President Trump signed an executive order Monday meant to slash Americans’ pharmaceutical costs by up to 90% by tying the price paid by government programs like Medicare to the rates drug companies charge overseas customers.
“What’s been happening is, we’ve been subsidizing other countries throughout the world,” Trump explained at a White House signing ceremony, calling Monday’s action one of his “most important orders.”
“Some prescription drug and pharmaceutical prices will be reduced almost immediately by 50 to 80 to 90%, he added. “Big Pharma will either abide by this principle voluntarily or we’ll use the power of the federal government to ensure that we are paying the same price.”
The policy is a revival of Trump’s signature “most favored nation” drive from his first term, with a new push to get foreign countries to take on more of the research and development (R&D) costs that experts say America has disproportionately shouldered.
“Our Country will finally be treated fairly, and our citizens Healthcare Costs will be reduced by numbers never even thought of before,” the president previously promised on Truth Social Sunday. “The United States will save TRILLIONS OF DOLLARS.”
The order directs US Trade Representative Jamieson Greer and Commerce Secretary Howard Lutnick to “take all appropriate action against unreasonable and discriminatory policies in foreign countries that suppress drug prices abroad,” White House officials said.
After 30 days, Health and Human Services Secretary Robert F. Kennedy Jr. will “set clear targets for price reductions across all markets” in the US and open a “round of negotiations” with industry.
Some experts have argued that foreign countries “freeload” off the US by artificially suppressing drug prices in their countries, leading pharmaceutical companies to jack up costs for Americans to pay for R&D.
“The United States has less than 5% of the world’s population, but accounts for roughly three-quarters of global pharmaceutical profits. The President has made clear that this status quo is unacceptable,” a White House official told reporters ahead of the order signing.
“Basically, what we’re doing is equalizing” drug prices between the US and other countries, Trump claimed adding that “American patients were effectively subsidizing socialist healthcare systems in Germany, in all parts of the European Union.”
In contrast to Trump’s first administration, which pursued “most favored nation” status to boost the negotiating position of Medicare Part B, the order signed Monday will be much broader in scope, according to White House officials.
“We don’t anticipate a negative impact on innovation,” a White House official told The Post, responding to the most common critical complaint. “The United States alone should not be paying for all of the innovation in the entire world in this market.”
The Justice Department and Federal Trade Commission will also be tasked with enforcing anti-competitive practices against companies to push their prices down.
Additionally, the Food and Drug Administration will look to expand imported drugs beyond Canada to other countries in a bid to pressure prices down.
In doing so, the administration is hoping to undercut pharmaceutical companies’ ability to charge lower prices overseas than in the US.

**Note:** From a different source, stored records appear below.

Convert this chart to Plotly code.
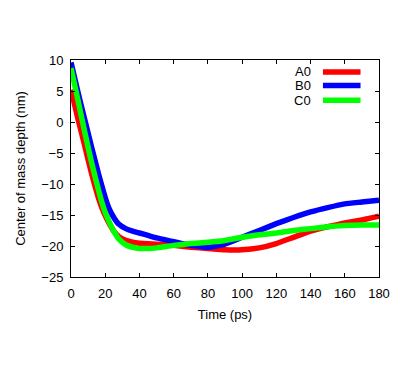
import plotly.graph_objects as go

time_ps = [0, 4, 8, 12, 16, 18, 20, 22, 25, 28, 32, 36, 40, 45, 50, 60, 70, 80, 90, 100,
           110, 120, 130, 140, 150, 160, 170, 180]
a0 = [5.2, 0.6, -3.8, -8.3, -12.2, -13.8, -15.1, -16.2, -17.6, -18.5, -19.1, -19.4, -19.55,
      -19.65, -19.7, -19.9, -20.2, -20.4, -20.6, -20.6, -20.3, -19.6, -18.6, -17.6,
      -16.9, -16.3, -15.8, -15.2]
b0 = [9.6, 4.9, 0.4, -4.0, -8.3, -10.3, -12.2, -13.8, -15.4, -16.5, -17.2, -17.6, -17.9,
      -18.3, -18.7, -19.3, -19.9, -20.2, -19.7, -18.6, -17.5, -16.4, -15.4, -14.5,
      -13.8, -13.2, -12.9, -12.6]
c0 = [8.7, 3.6, -1.6, -6.5, -10.9, -12.9, -14.6, -15.9, -17.6, -18.9, -19.8, -20.2, -20.4,
      -20.4, -20.3, -19.9, -19.6, -19.4, -19.1, -18.6, -18.2, -17.9, -17.5, -17.2,
      -16.9, -16.7, -16.6, -16.6]

series = [("A0", a0, "#ff0000"), ("B0", b0, "#0000ff"), ("C0", c0, "#00ff00")]
x_ticks = [0, 20, 40, 60, 80, 100, 120, 140, 160, 180]
y_ticks = [10, 5, 0, -5, -10, -15, -20, -25]

FONT = "Liberation Sans, Arial, sans-serif"
FS = 13
fig = go.Figure()
for name, vals, col in series:
    fig.add_trace(go.Scatter(x=time_ps, y=vals, mode="lines", name=name,
                             line=dict(color=col, width=5.5, shape="spline", smoothing=0.5),
                             showlegend=False, cliponaxis=True))

# gnuplot-style key: label then sample line
rows = [0.945, 0.883, 0.814]
for (name, vals, col), yy in zip(series, rows):
    fig.add_annotation(x=0.787, y=yy, xref="paper", yref="paper", text=name,
                       showarrow=False, xanchor="right", yanchor="middle",
                       font=dict(family=FONT, size=FS, color="black"))
    fig.add_shape(type="line", xref="paper", yref="paper", x0=0.818, x1=0.94,
                  y0=yy, y1=yy, line=dict(color=col, width=5.5))

axis_common = dict(showline=True, linecolor="black", linewidth=1, mirror="ticks",
                   ticks="inside", ticklen=4, tickcolor="black", showgrid=False,
                   zeroline=False, automargin=False, ticklabelstandoff=4,
                   tickfont=dict(family=FONT, size=FS, color="black"))
fig.update_xaxes(range=[0, 180], tickvals=x_ticks,
                 title=dict(text="Time (ps)", font=dict(family=FONT, size=FS, color="black"),
                            standoff=10), **axis_common)
fig.update_yaxes(range=[-25, 10], tickvals=y_ticks,
                 title=dict(text="Center of mass depth (nm)",
                            font=dict(family=FONT, size=FS, color="black"), standoff=12),
                 **axis_common)
fig.update_layout(width=400, height=368, margin=dict(l=63, r=29, t=52, b=99),
                  plot_bgcolor="white", paper_bgcolor="white",
                  font=dict(family=FONT, color="black"))
fig.write_html("out.html")
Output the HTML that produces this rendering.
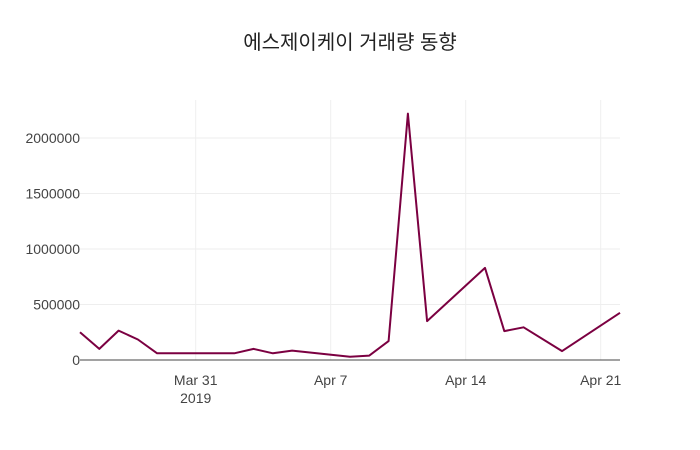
<!DOCTYPE html>
<html><head><meta charset="utf-8">
<style>
body{margin:0;background:#fff;}
svg{display:block;font-family:"Liberation Sans","Noto Sans CJK KR",sans-serif;}
</style></head>
<body>
<svg id="chart" width="700" height="450">
<rect width="700" height="450" fill="#fff"/>
<text x="350" y="49" text-anchor="middle" font-size="20" fill="#222">에스제이케이 거래량 동향</text>
<g id="grid"></g><g id="axes"></g><g id="series"></g>
</svg>
<script>
const dates = ["2019-03-25","2019-03-26","2019-03-27","2019-03-28","2019-03-29","2019-04-01","2019-04-02","2019-04-03","2019-04-04","2019-04-05","2019-04-08","2019-04-09","2019-04-10","2019-04-11","2019-04-12","2019-04-15","2019-04-16","2019-04-17","2019-04-19","2019-04-22"];
const volumes = [250000,100000,265000,185000,60000,60000,60000,100000,60000,85000,30000,40000,170000,2220000,350000,830000,260000,295000,80000,425000];
const yTicks = [0,500000,1000000,1500000,2000000];
const xTickDates = ["2019-03-31","2019-04-07","2019-04-14","2019-04-21"];
const xTickLabels = ["Mar 31","Apr 7","Apr 14","Apr 21"];

const NS="http://www.w3.org/2000/svg";
const x0=80,x1=620,yBase=360,yTop=100;
const dStart=Date.parse("2019-03-25"),dEnd=Date.parse("2019-04-22");
const xs=d=>x0+(Date.parse(d)-dStart)/(dEnd-dStart)*(x1-x0);
const ys=v=>yBase-v/2000000*222;
function mk(tag,attrs,parent){const e=document.createElementNS(NS,tag);for(const k in attrs)e.setAttribute(k,attrs[k]);parent.appendChild(e);return e;}
const grid=document.getElementById('grid'),axes=document.getElementById('axes'),series=document.getElementById('series');
yTicks.forEach(v=>{
  if(v>0){const l=mk('line',{x1:x0,x2:x1,y1:ys(v),y2:ys(v),stroke:'#eee','stroke-width':1},grid);
  
  }
  const t=mk('text',{x:x0,y:ys(v)+5,'text-anchor':'end','font-size':14,fill:'#444'},axes);
  t.textContent=v;
  
  
});
xTickDates.forEach((d,i)=>{
  const x=xs(d);
  const l=mk('line',{x1:x,x2:x,y1:yTop,y2:yBase,stroke:'#eee','stroke-width':1},grid);
  
  
  const t=mk('text',{x:x,y:385,'text-anchor':'middle','font-size':14,fill:'#444'},axes);
  t.textContent=xTickLabels[i];
  
  
});
const yr=mk('text',{x:xs(xTickDates[0]),y:403,'text-anchor':'middle','font-size':14,fill:'#444'},axes);
yr.textContent="2019";


const zl=mk('line',{x1:x0,x2:x1,y1:yBase,y2:yBase,stroke:'#444','stroke-width':1},axes);


const pts=dates.map((d,i)=>xs(d).toFixed(1)+','+ys(volumes[i]).toFixed(1)).join(' ');
const pl=mk('polyline',{points:pts,fill:'none',stroke:'#7b0041','stroke-width':2,'stroke-linejoin':'round'},series);


</script>
</body></html>
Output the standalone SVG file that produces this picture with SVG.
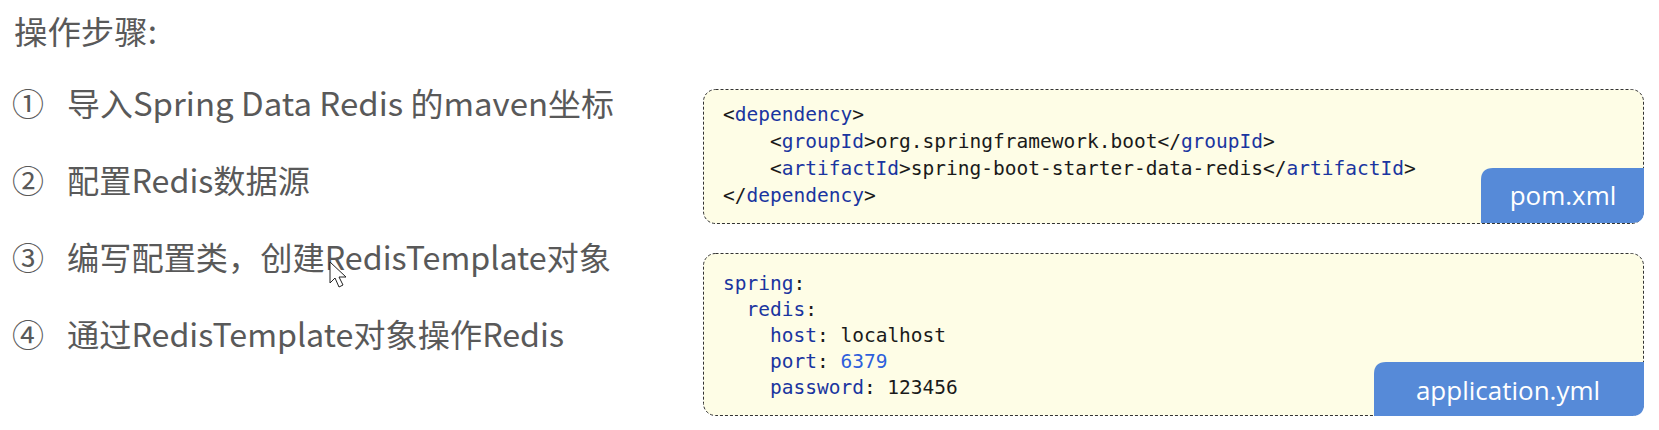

“Special interests may not like this very much, but the American people will,” Trump said of the executive order. “I am doing this for the American people. I’m doing this against the most powerful lobby in the world, probably — the drug lobby.”
White House officials rejected characterizations of the policy as a version of price control.
“In the global market, you have a situation where Americans are paying several times the price for the same exact drug, even the same manufacturing facility and whatnot, that our peers and other countries are paying,” an official told reporters.
“This isn’t price fixing per se. But what we’re doing here is kind of initializing market forces to operate the way they’re supposed to.”
Kennedy lauded Trump’s executive order, saying he “never thought that this would happen in my lifetime” and said the policy was the “fulcrum of Bernie Sanders’ runs for presidency [in 2016 and 2020].”
Former President Joe Biden had nixed Trump’s “most favored nation” policy from his first term. Trump chided that his predecessor did so “without any knowledge of what he was doing” and ripped the new drug pricing system that Biden pursued under the Inflation Reduction Act.
Trump also pledged that his administration will take aim at the “middlemen” in drug prices, alluding to pharmacy benefit managers (PMB), which had drawn bipartisan criticism.
“We’re going to totally cut out the famous middlemen,” Trump said vaguely. “I’ve been hearing the term for 25 years. I don’t know who they are, but they’re rich, that I can tell you.”